## What is expected
Copy out the listing that follows exactly, dropping every picture.
##### Information provided #####
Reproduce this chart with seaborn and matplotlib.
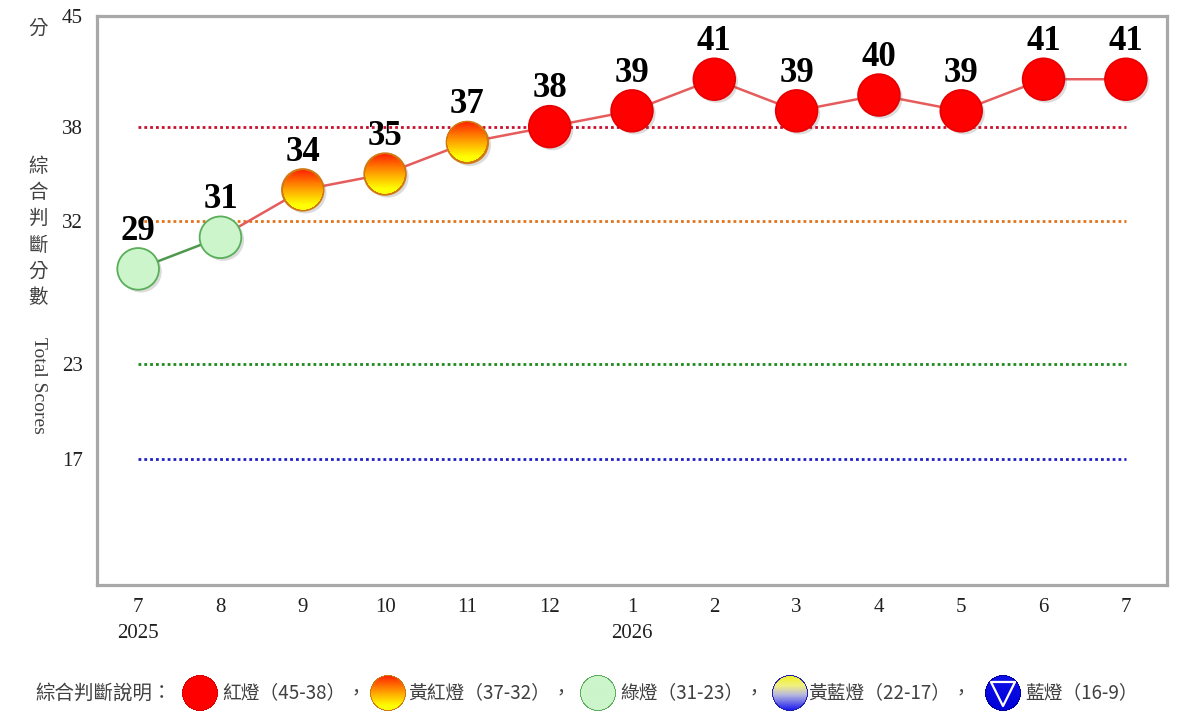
import numpy as np
import pandas as pd
import matplotlib
matplotlib.use("Agg")
import matplotlib.pyplot as plt
import seaborn as sns
import matplotlib.patheffects as pe
from matplotlib.colors import to_rgb
from matplotlib.offsetbox import OffsetImage, AnnotationBbox

# ---------------- data ----------------
months = [7, 8, 9, 10, 11, 12, 1, 2, 3, 4, 5, 6, 7]
years = ["2025", "", "", "", "", "", "2026", "", "", "", "", "", ""]
scores = [29, 31, 34, 35, 37, 38, 39, 41, 39, 40, 39, 41, 41]
signals = ["green", "green", "yellow_red", "yellow_red", "yellow_red",
           "red", "red", "red", "red", "red", "red", "red", "red"]
level_values = [38, 32, 23, 17]
level_colors = ["#C8102E", "#E3731B", "#1E8A1E", "#1F1FC8"]
y_ticks = [45, 38, 32, 23, 17]
legend_title = "綜合判斷說明："
legend_labels = ["紅燈（45-38）", "黃紅燈（37-32）", "綠燈（31-23）", "黃藍燈（22-17）", "藍燈（16-9）"]

# ---------------- style ----------------
sns.set_theme(style="white")
SERIF = ["Liberation Serif", "Noto Sans CJK TC", "DejaVu Sans"]
CJK = ["Noto Sans CJK TC", "DejaVu Sans"]
plt.rcParams["font.family"] = SERIF

DPI = 100
fig = plt.figure(figsize=(12, 7.22), dpi=DPI)
ax = fig.add_axes([97 / 1200, 1 - 585 / 722, (1167 - 97) / 1200, (585 - 16) / 722])


def ball(stops, edge, n=200, ring=0.06):
    yy, xx = np.mgrid[0:n, 0:n] + 0.5
    c = n / 2
    r = np.hypot(xx - c, yy - c) / c
    t = yy / n
    pos = [p for p, _ in stops]
    cols = np.array([to_rgb(col) for _, col in stops])
    img = np.zeros((n, n, 4))
    for k in range(3):
        img[..., k] = np.interp(t, pos, cols[:, k])
    e = np.array(to_rgb(edge))
    rm = np.clip((r - (1 - ring)) * c + 0.5, 0, 1)[..., None]
    img[..., :3] = img[..., :3] * (1 - rm) + e * rm
    img[..., 3] = np.clip((1 - r) * c + 0.5, 0, 1)
    return img


def zoom_for(px, n=200):
    return px / (n * DPI / 72)


df = pd.DataFrame({"idx": np.arange(len(scores)), "score": scores, "signal": signals})

# reference threshold lines
ax.hlines(level_values, 0, len(scores) - 1, colors=level_colors,
          linestyles=(0, (1, 1.1)), lw=2.0, zorder=2)

# connecting lines
sns.lineplot(data=df.iloc[:2], x="idx", y="score", color="#4E984E", lw=1.8,
             estimator=None, ax=ax, zorder=3)
sns.lineplot(data=df.iloc[1:], x="idx", y="score", color="#E65C5C", lw=1.8,
             estimator=None, ax=ax, zorder=3)

palette = {"red": "#FF0000", "yellow_red": "#FF9A00", "green": "#CCF5CC"}
edge_map = {"red": "#E80000", "yellow_red": "#D27A1A", "green": "#5AAE5A"}
sns.scatterplot(data=df, x="idx", y="score", hue="signal", palette=palette,
                s=900, edgecolor=[edge_map[s] for s in signals], linewidth=1.3,
                legend=False, ax=ax, zorder=4)
ax.collections[-1].set_path_effects([pe.SimplePatchShadow(offset=(2, -2), alpha=0.22, shadow_rgbFace="#606060"),
                                     pe.Normal()])

yr_ball = ball([(0.0, "#FF1E00"), (0.45, "#FF9A00"), (0.85, "#FFFF00"), (1.0, "#FFFF10")], "#CF7A10")
for i, (s, v) in enumerate(zip(signals, scores)):
    if s == "yellow_red":
        ab = AnnotationBbox(OffsetImage(yr_ball, zoom=zoom_for(42)), (i, v),
                            frameon=False, pad=0, zorder=5)
        ax.add_artist(ab)

# value labels
for i, v in enumerate(scores):
    ax.annotate(str(v), (i, v), xytext=(0, 21), textcoords="offset points",
                ha="center", va="baseline", fontsize=25, fontweight="bold",
                color="black", family=SERIF, zorder=6)

# axes
ax.set_xlim(-0.5, len(scores) - 0.5)
ax.set_ylim(9, 45)
ax.set_xticks(range(len(scores)))
ax.set_xticklabels([f"{m}\n{y}" if y else str(m) for m, y in zip(months, years)],
                   linespacing=1.5)
ax.set_yticks(y_ticks)
ax.set_yticklabels([str(t) for t in y_ticks])
ax.tick_params(axis="both", length=0, labelsize=15, colors="#202020")
ax.tick_params(axis="y", pad=10)
ax.tick_params(axis="x", pad=9)
ax.set_xlabel("")
ax.set_ylabel("")
ax.grid(False)
for sp in ax.spines.values():
    sp.set_visible(True)
    sp.set_color("#A8A8A8")
    sp.set_linewidth(2.3)

# y axis titles
fig.text(38 / 1200, 1 - 28 / 722, "分", ha="center", va="center", family=CJK,
         fontsize=14, color="#404040")
fig.text(38 / 1200, 1 - 232 / 722, "綜\n合\n判\n斷\n分\n數", ha="center", va="center",
         family=CJK, fontsize=14, color="#404040", linespacing=1.33)
fig.text(38 / 1200, 1 - 385 / 722, "Total Scores", ha="center", va="center",
         rotation=270, family=SERIF, fontsize=14, color="#404040")

# legend (figure-pixel overlay)
lax = fig.add_axes([0, 0, 1, 1], zorder=10)
lax.set_xlim(0, 1200)
lax.set_ylim(722, 0)
lax.axis("off")

LY = 693
lax.text(35, LY, legend_title, ha="left", va="center", family=CJK, fontsize=14, color="#404040")
balls = [
    ball([(0, "#FF0000"), (1, "#FF0000")], "#E00000"),
    ball([(0.0, "#FF1E00"), (0.45, "#FF9A00"), (0.85, "#FFFF00"), (1.0, "#FFFF10")], "#CF7A10"),
    ball([(0, "#CCF5CC"), (1, "#CCF5CC")], "#5AAE5A"),
    ball([(0.0, "#F0F020"), (0.3, "#F2F080"), (0.55, "#B8B8E0"), (1.0, "#1010F0")], "#2020B0"),
    ball([(0, "#1010E8"), (1, "#0000D8")], "#0000A0"),
]
ball_x = [200, 388, 598, 790, 1003]
text_x = [222, 408, 620, 808, 1025]
for k, (bx, tx, b, lab) in enumerate(zip(ball_x, text_x, balls, legend_labels)):
    lax.add_artist(AnnotationBbox(OffsetImage(b, zoom=zoom_for(36)), (bx, LY),
                                  frameon=False, pad=0))
    t = lax.text(tx, LY, lab, ha="left", va="center", family=CJK, fontsize=13.5, color="#404040")
    if k < len(legend_labels) - 1:
        lax.annotate("，", xy=(1, 0.5), xycoords=t, xytext=(1, 0), textcoords="offset points",
                     ha="left", va="center", family=CJK, fontsize=13.5, color="#404040")
lax.scatter([ball_x[-1]], [LY + 1], marker="v", s=300, facecolor="none",
            edgecolor="white", linewidths=1.6, zorder=12)

fig.savefig("out.png", dpi=DPI, facecolor="white")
#####
## Complete answer
Reproduce this chart with seaborn and matplotlib.
import numpy as np
import pandas as pd
import matplotlib
matplotlib.use("Agg")
import matplotlib.pyplot as plt
import seaborn as sns
import matplotlib.patheffects as pe
from matplotlib.colors import to_rgb
from matplotlib.offsetbox import OffsetImage, AnnotationBbox

# ---------------- data ----------------
months = [7, 8, 9, 10, 11, 12, 1, 2, 3, 4, 5, 6, 7]
years = ["2025", "", "", "", "", "", "2026", "", "", "", "", "", ""]
scores = [29, 31, 34, 35, 37, 38, 39, 41, 39, 40, 39, 41, 41]
signals = ["green", "green", "yellow_red", "yellow_red", "yellow_red",
           "red", "red", "red", "red", "red", "red", "red", "red"]
level_values = [38, 32, 23, 17]
level_colors = ["#C8102E", "#E3731B", "#1E8A1E", "#1F1FC8"]
y_ticks = [45, 38, 32, 23, 17]
legend_title = "綜合判斷說明："
legend_labels = ["紅燈（45-38）", "黃紅燈（37-32）", "綠燈（31-23）", "黃藍燈（22-17）", "藍燈（16-9）"]

# ---------------- style ----------------
sns.set_theme(style="white")
SERIF = ["Liberation Serif", "Noto Sans CJK TC", "DejaVu Sans"]
CJK = ["Noto Sans CJK TC", "DejaVu Sans"]
plt.rcParams["font.family"] = SERIF

DPI = 100
fig = plt.figure(figsize=(12, 7.22), dpi=DPI)
ax = fig.add_axes([97 / 1200, 1 - 585 / 722, (1167 - 97) / 1200, (585 - 16) / 722])


def ball(stops, edge, n=200, ring=0.06):
    yy, xx = np.mgrid[0:n, 0:n] + 0.5
    c = n / 2
    r = np.hypot(xx - c, yy - c) / c
    t = yy / n
    pos = [p for p, _ in stops]
    cols = np.array([to_rgb(col) for _, col in stops])
    img = np.zeros((n, n, 4))
    for k in range(3):
        img[..., k] = np.interp(t, pos, cols[:, k])
    e = np.array(to_rgb(edge))
    rm = np.clip((r - (1 - ring)) * c + 0.5, 0, 1)[..., None]
    img[..., :3] = img[..., :3] * (1 - rm) + e * rm
    img[..., 3] = np.clip((1 - r) * c + 0.5, 0, 1)
    return img


def zoom_for(px, n=200):
    return px / (n * DPI / 72)


df = pd.DataFrame({"idx": np.arange(len(scores)), "score": scores, "signal": signals})

# reference threshold lines
ax.hlines(level_values, 0, len(scores) - 1, colors=level_colors,
          linestyles=(0, (1, 1.1)), lw=2.0, zorder=2)

# connecting lines
sns.lineplot(data=df.iloc[:2], x="idx", y="score", color="#4E984E", lw=1.8,
             estimator=None, ax=ax, zorder=3)
sns.lineplot(data=df.iloc[1:], x="idx", y="score", color="#E65C5C", lw=1.8,
             estimator=None, ax=ax, zorder=3)

palette = {"red": "#FF0000", "yellow_red": "#FF9A00", "green": "#CCF5CC"}
edge_map = {"red": "#E80000", "yellow_red": "#D27A1A", "green": "#5AAE5A"}
sns.scatterplot(data=df, x="idx", y="score", hue="signal", palette=palette,
                s=900, edgecolor=[edge_map[s] for s in signals], linewidth=1.3,
                legend=False, ax=ax, zorder=4)
ax.collections[-1].set_path_effects([pe.SimplePatchShadow(offset=(2, -2), alpha=0.22, shadow_rgbFace="#606060"),
                                     pe.Normal()])

yr_ball = ball([(0.0, "#FF1E00"), (0.45, "#FF9A00"), (0.85, "#FFFF00"), (1.0, "#FFFF10")], "#CF7A10")
for i, (s, v) in enumerate(zip(signals, scores)):
    if s == "yellow_red":
        ab = AnnotationBbox(OffsetImage(yr_ball, zoom=zoom_for(42)), (i, v),
                            frameon=False, pad=0, zorder=5)
        ax.add_artist(ab)

# value labels
for i, v in enumerate(scores):
    ax.annotate(str(v), (i, v), xytext=(0, 21), textcoords="offset points",
                ha="center", va="baseline", fontsize=25, fontweight="bold",
                color="black", family=SERIF, zorder=6)

# axes
ax.set_xlim(-0.5, len(scores) - 0.5)
ax.set_ylim(9, 45)
ax.set_xticks(range(len(scores)))
ax.set_xticklabels([f"{m}\n{y}" if y else str(m) for m, y in zip(months, years)],
                   linespacing=1.5)
ax.set_yticks(y_ticks)
ax.set_yticklabels([str(t) for t in y_ticks])
ax.tick_params(axis="both", length=0, labelsize=15, colors="#202020")
ax.tick_params(axis="y", pad=10)
ax.tick_params(axis="x", pad=9)
ax.set_xlabel("")
ax.set_ylabel("")
ax.grid(False)
for sp in ax.spines.values():
    sp.set_visible(True)
    sp.set_color("#A8A8A8")
    sp.set_linewidth(2.3)

# y axis titles
fig.text(38 / 1200, 1 - 28 / 722, "分", ha="center", va="center", family=CJK,
         fontsize=14, color="#404040")
fig.text(38 / 1200, 1 - 232 / 722, "綜\n合\n判\n斷\n分\n數", ha="center", va="center",
         family=CJK, fontsize=14, color="#404040", linespacing=1.33)
fig.text(38 / 1200, 1 - 385 / 722, "Total Scores", ha="center", va="center",
         rotation=270, family=SERIF, fontsize=14, color="#404040")

# legend (figure-pixel overlay)
lax = fig.add_axes([0, 0, 1, 1], zorder=10)
lax.set_xlim(0, 1200)
lax.set_ylim(722, 0)
lax.axis("off")

LY = 693
lax.text(35, LY, legend_title, ha="left", va="center", family=CJK, fontsize=14, color="#404040")
balls = [
    ball([(0, "#FF0000"), (1, "#FF0000")], "#E00000"),
    ball([(0.0, "#FF1E00"), (0.45, "#FF9A00"), (0.85, "#FFFF00"), (1.0, "#FFFF10")], "#CF7A10"),
    ball([(0, "#CCF5CC"), (1, "#CCF5CC")], "#5AAE5A"),
    ball([(0.0, "#F0F020"), (0.3, "#F2F080"), (0.55, "#B8B8E0"), (1.0, "#1010F0")], "#2020B0"),
    ball([(0, "#1010E8"), (1, "#0000D8")], "#0000A0"),
]
ball_x = [200, 388, 598, 790, 1003]
text_x = [222, 408, 620, 808, 1025]
for k, (bx, tx, b, lab) in enumerate(zip(ball_x, text_x, balls, legend_labels)):
    lax.add_artist(AnnotationBbox(OffsetImage(b, zoom=zoom_for(36)), (bx, LY),
                                  frameon=False, pad=0))
    t = lax.text(tx, LY, lab, ha="left", va="center", family=CJK, fontsize=13.5, color="#404040")
    if k < len(legend_labels) - 1:
        lax.annotate("，", xy=(1, 0.5), xycoords=t, xytext=(1, 0), textcoords="offset points",
                     ha="left", va="center", family=CJK, fontsize=13.5, color="#404040")
lax.scatter([ball_x[-1]], [LY + 1], marker="v", s=300, facecolor="none",
            edgecolor="white", linewidths=1.6, zorder=12)

fig.savefig("out.png", dpi=DPI, facecolor="white")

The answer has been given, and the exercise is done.